Updated: 12 hours ago
FEATURED ON: The Combat Show
BORN: Rio de Janeiro
STYLE: Brazilian jiu-jitsu
CELEBRITY STUDENTS: Keanu Reeves,
Ashton Kutcher, Vin Diesel
Tony Parrish interviews Rigan Machado
You’ve probably been in 30 movies. …
Rigan Machado: And TV shows, but now I started getting bigger jobs. The biggest job I ever got was with Nicolas Cage and Tony Jaa [in Jiu Jitsu]. I play a warrior — it was pretty cool. I also did a comedy with Russell Peters and Michael Jai White: [The Outlaw Johnny Black], a Western. Now I got an offer to do a movie in Bollywood. I play a zombie. They kill me and my wife, and I come back [for] revenge and I know martial arts. How am I going to say no to being a zombie? (laughs)

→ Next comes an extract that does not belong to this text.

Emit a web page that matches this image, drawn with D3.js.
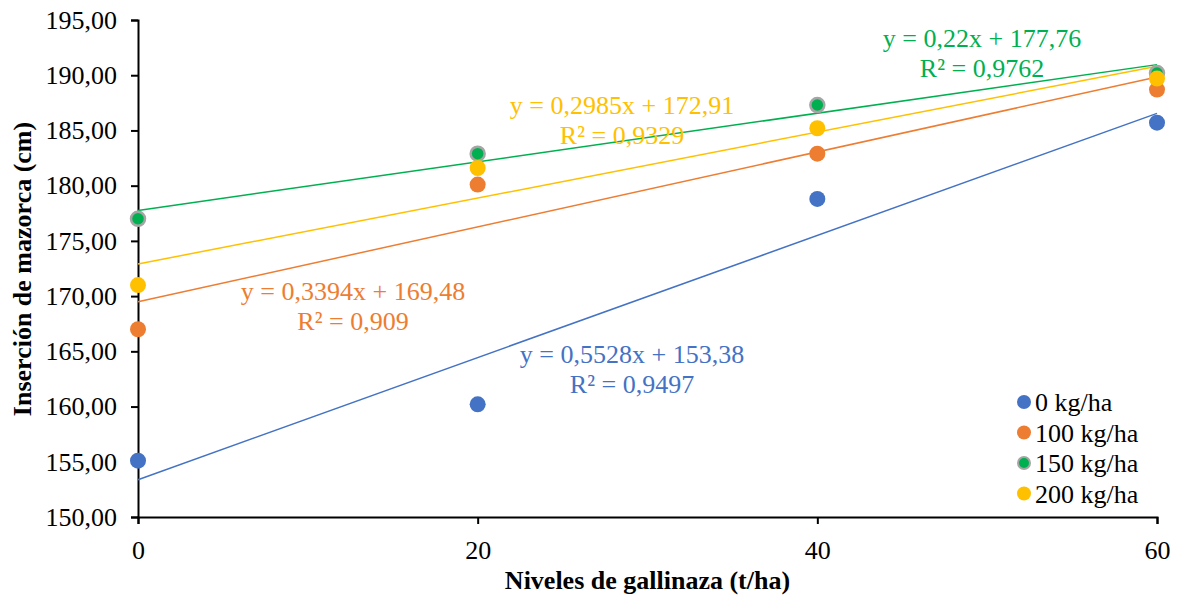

Wasn’t your first movie Brazilian Brawlers?
Machado: In the beginning, it was called Bad Boys From Brazil, but because they just came out with Bad Boys, they said, “No, you can’t call it Bad Boys From Brazil.” They changed it to Brazilian Brawlers, which is the worst movie in history. I recommend not to watch. That movie is so bad. When you finish the movie, you want to break the TV. I smiled the whole time.
There were also some cameos in there — not only your brothers but I also saw Dan Inosanto in the movie.
Machado: It was kind of funny because Dan Inosanto was my student, and I called him and said, “Dan, why don’t you play my uncle or something?” He said, “Sure, no problem.”
That was great — a Brazilian boy has a Filipino uncle.
Machado: The movie makes no sense.
Wasn’t your brother John part of writing that movie?
Machado: John was the head of the show for sure. He came up with the idea to copy a Charles Bronson film and add the brothers and stuff. But the problem when you have no experience and work with people who don’t know what they’re doing is everything can go wrong. Everything went wrong from the beginning to the end. I don’t know how the movie was able to finish because [they] finished the money in the budget in the middle of the movie. I think the process of how hard it is to do a good film — people have no idea. When you look from outside, you imagine, I’m gonna be a movie star. I’m gonna do this, do that. It’s not that easy. You need a great cinematographer, an engineer for sound, a good fight choreographer and a good director who knows how to film the angles. Then you need good postproduction. It’s a lot of work,
but it’s kind of nice because I believe the best way for you to be good at something is to learn from
your mistakes. I learned so much. Today, I believe I have the knowledge and the experience to do a movie from the beginning. I have the ability to finish the film by myself. I think I can put the team together.
As I look over your shoulder, I see a picture on the wall. Is that you and master Helio Gracie?
Machado: I have a picture of me, Helio Gracie and Carlos Gracie. And on top of that, I have a picture of me and Rolls Gracie, one of my coaches.
I know you started very young, about 5 years old, right? Who was coaching you at that time?
Machado: It’s kind of funny because growing up, I had a lot of issues — like a little bit of asthma and dyslexia. I had a lot of problems in school. Carlos Gracie was a doctor of nutrition. He created the Gracie Diet and was the mentor of the whole family. He married my mother’s sister. We became very close. He brought me to live with him and do the Gracie Diet, do jiu-jitsu and swim twice a day. He put me in to train with all his kids.
It basically was like you were surrounded by fighters 24 hours a day.
I started getting good. And my cousin Rolls and Carlos Gracie Jr. went to talk to my mother. They said, “This kid has a chance to be really good. Why don’t you give him a chance to stay here longer? He’s a horse. He’s pretty big. He’s strong. We believe we can make him a fantastic fighter.” And my mother said, “No problem. If that’s what he wants, let’s give him a chance to have a shot.” I lived with my cousins for 15 years or something like that.
When you moved in with your cousins, what was your mindset? Were you excited to go?
Machado: My uncle lived in a place in Ipanema Beach. He lived in this amazing house with mats in the house. We ate so healthy. We surfed, went to school and trained all the time. People came to the house, all these black belts and some great athletes to practice with us. And I was a young bird, a rookie. I was the youngest in the group. I got beat up a lot. When you are in an environment of pit bulls, you become a pit bull in a way because you have amazing partners to train with. I started winning. You start winning, and more people start to support you. And I remember Carlos Gracie called Rickson, and Rickson liked me a lot. Then Rickson started to teach me, too. And I trained with my brothers. I felt at the time like the luckiest man alive because I had the best of the best surrounding me. The luck I had was the environment. The second thing was I had amazing people behind me. I love the environment of fighting.
One of the best feelings in the world for me was to look across the mat and see another guy who wants to take my head off, another warrior who wants to give his best to take his spot on the mat. And we go to war. And when you end up with the victory, it’s the best feeling in the world because you feel like a gladiator, like a champ.